* **Exercise instructions**: Write out every record in full, exactly as written, please.
::::
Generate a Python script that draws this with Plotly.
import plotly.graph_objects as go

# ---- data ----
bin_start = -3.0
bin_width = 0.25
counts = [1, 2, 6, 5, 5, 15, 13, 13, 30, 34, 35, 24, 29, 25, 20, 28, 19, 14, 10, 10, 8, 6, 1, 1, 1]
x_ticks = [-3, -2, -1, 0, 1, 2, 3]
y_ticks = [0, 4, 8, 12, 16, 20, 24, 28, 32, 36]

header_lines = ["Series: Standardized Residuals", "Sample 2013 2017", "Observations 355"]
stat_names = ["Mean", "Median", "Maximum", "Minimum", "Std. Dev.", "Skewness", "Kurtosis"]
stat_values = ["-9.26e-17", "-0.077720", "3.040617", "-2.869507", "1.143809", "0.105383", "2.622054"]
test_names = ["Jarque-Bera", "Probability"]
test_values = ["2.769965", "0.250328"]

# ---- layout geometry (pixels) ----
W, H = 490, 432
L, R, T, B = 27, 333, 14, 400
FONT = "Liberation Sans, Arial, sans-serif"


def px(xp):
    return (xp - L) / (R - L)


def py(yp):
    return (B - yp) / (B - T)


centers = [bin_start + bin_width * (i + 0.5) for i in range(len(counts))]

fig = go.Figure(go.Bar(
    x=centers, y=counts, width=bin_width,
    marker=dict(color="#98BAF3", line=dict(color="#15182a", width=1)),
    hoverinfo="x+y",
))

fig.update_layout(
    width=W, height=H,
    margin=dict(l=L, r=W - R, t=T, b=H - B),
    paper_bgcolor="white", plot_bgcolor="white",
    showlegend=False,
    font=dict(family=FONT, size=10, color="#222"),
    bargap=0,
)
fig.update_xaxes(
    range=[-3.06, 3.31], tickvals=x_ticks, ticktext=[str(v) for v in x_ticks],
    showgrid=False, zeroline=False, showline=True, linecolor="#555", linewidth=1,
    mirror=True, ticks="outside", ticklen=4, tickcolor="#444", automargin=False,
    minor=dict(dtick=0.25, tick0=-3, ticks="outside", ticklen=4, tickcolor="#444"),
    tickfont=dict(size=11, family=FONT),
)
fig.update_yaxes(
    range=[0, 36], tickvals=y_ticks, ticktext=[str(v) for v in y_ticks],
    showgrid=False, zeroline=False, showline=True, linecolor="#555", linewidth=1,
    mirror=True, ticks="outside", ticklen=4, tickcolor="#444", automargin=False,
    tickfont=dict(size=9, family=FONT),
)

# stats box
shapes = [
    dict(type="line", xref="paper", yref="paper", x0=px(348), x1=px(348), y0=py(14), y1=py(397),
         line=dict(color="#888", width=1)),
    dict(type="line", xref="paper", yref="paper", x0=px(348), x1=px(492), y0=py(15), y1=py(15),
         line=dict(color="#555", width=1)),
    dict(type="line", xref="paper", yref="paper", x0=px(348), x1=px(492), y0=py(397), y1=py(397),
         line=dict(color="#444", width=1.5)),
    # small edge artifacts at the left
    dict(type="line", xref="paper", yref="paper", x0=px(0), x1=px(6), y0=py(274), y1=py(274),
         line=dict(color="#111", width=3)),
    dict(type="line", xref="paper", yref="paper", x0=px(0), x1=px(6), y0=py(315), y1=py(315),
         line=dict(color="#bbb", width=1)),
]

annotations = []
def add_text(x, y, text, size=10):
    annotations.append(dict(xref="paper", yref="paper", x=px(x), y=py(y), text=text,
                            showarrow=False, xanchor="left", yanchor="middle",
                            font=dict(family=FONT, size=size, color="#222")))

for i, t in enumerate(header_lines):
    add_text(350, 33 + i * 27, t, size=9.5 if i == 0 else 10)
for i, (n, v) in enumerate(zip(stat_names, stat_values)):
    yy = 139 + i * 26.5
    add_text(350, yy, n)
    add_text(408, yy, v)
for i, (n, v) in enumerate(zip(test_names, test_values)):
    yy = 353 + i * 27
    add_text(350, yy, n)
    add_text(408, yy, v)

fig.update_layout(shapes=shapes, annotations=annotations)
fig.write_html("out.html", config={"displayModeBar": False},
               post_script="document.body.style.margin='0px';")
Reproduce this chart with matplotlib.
::::
* **Response to the task**:
Generate a Python script that draws this with Plotly.
import plotly.graph_objects as go

# ---- data ----
bin_start = -3.0
bin_width = 0.25
counts = [1, 2, 6, 5, 5, 15, 13, 13, 30, 34, 35, 24, 29, 25, 20, 28, 19, 14, 10, 10, 8, 6, 1, 1, 1]
x_ticks = [-3, -2, -1, 0, 1, 2, 3]
y_ticks = [0, 4, 8, 12, 16, 20, 24, 28, 32, 36]

header_lines = ["Series: Standardized Residuals", "Sample 2013 2017", "Observations 355"]
stat_names = ["Mean", "Median", "Maximum", "Minimum", "Std. Dev.", "Skewness", "Kurtosis"]
stat_values = ["-9.26e-17", "-0.077720", "3.040617", "-2.869507", "1.143809", "0.105383", "2.622054"]
test_names = ["Jarque-Bera", "Probability"]
test_values = ["2.769965", "0.250328"]

# ---- layout geometry (pixels) ----
W, H = 490, 432
L, R, T, B = 27, 333, 14, 400
FONT = "Liberation Sans, Arial, sans-serif"


def px(xp):
    return (xp - L) / (R - L)


def py(yp):
    return (B - yp) / (B - T)


centers = [bin_start + bin_width * (i + 0.5) for i in range(len(counts))]

fig = go.Figure(go.Bar(
    x=centers, y=counts, width=bin_width,
    marker=dict(color="#98BAF3", line=dict(color="#15182a", width=1)),
    hoverinfo="x+y",
))

fig.update_layout(
    width=W, height=H,
    margin=dict(l=L, r=W - R, t=T, b=H - B),
    paper_bgcolor="white", plot_bgcolor="white",
    showlegend=False,
    font=dict(family=FONT, size=10, color="#222"),
    bargap=0,
)
fig.update_xaxes(
    range=[-3.06, 3.31], tickvals=x_ticks, ticktext=[str(v) for v in x_ticks],
    showgrid=False, zeroline=False, showline=True, linecolor="#555", linewidth=1,
    mirror=True, ticks="outside", ticklen=4, tickcolor="#444", automargin=False,
    minor=dict(dtick=0.25, tick0=-3, ticks="outside", ticklen=4, tickcolor="#444"),
    tickfont=dict(size=11, family=FONT),
)
fig.update_yaxes(
    range=[0, 36], tickvals=y_ticks, ticktext=[str(v) for v in y_ticks],
    showgrid=False, zeroline=False, showline=True, linecolor="#555", linewidth=1,
    mirror=True, ticks="outside", ticklen=4, tickcolor="#444", automargin=False,
    tickfont=dict(size=9, family=FONT),
)

# stats box
shapes = [
    dict(type="line", xref="paper", yref="paper", x0=px(348), x1=px(348), y0=py(14), y1=py(397),
         line=dict(color="#888", width=1)),
    dict(type="line", xref="paper", yref="paper", x0=px(348), x1=px(492), y0=py(15), y1=py(15),
         line=dict(color="#555", width=1)),
    dict(type="line", xref="paper", yref="paper", x0=px(348), x1=px(492), y0=py(397), y1=py(397),
         line=dict(color="#444", width=1.5)),
    # small edge artifacts at the left
    dict(type="line", xref="paper", yref="paper", x0=px(0), x1=px(6), y0=py(274), y1=py(274),
         line=dict(color="#111", width=3)),
    dict(type="line", xref="paper", yref="paper", x0=px(0), x1=px(6), y0=py(315), y1=py(315),
         line=dict(color="#bbb", width=1)),
]

annotations = []
def add_text(x, y, text, size=10):
    annotations.append(dict(xref="paper", yref="paper", x=px(x), y=py(y), text=text,
                            showarrow=False, xanchor="left", yanchor="middle",
                            font=dict(family=FONT, size=size, color="#222")))

for i, t in enumerate(header_lines):
    add_text(350, 33 + i * 27, t, size=9.5 if i == 0 else 10)
for i, (n, v) in enumerate(zip(stat_names, stat_values)):
    yy = 139 + i * 26.5
    add_text(350, yy, n)
    add_text(408, yy, v)
for i, (n, v) in enumerate(zip(test_names, test_values)):
    yy = 353 + i * 27
    add_text(350, yy, n)
    add_text(408, yy, v)

fig.update_layout(shapes=shapes, annotations=annotations)
fig.write_html("out.html", config={"displayModeBar": False},
               post_script="document.body.style.margin='0px';")
Reproduce this chart with matplotlib.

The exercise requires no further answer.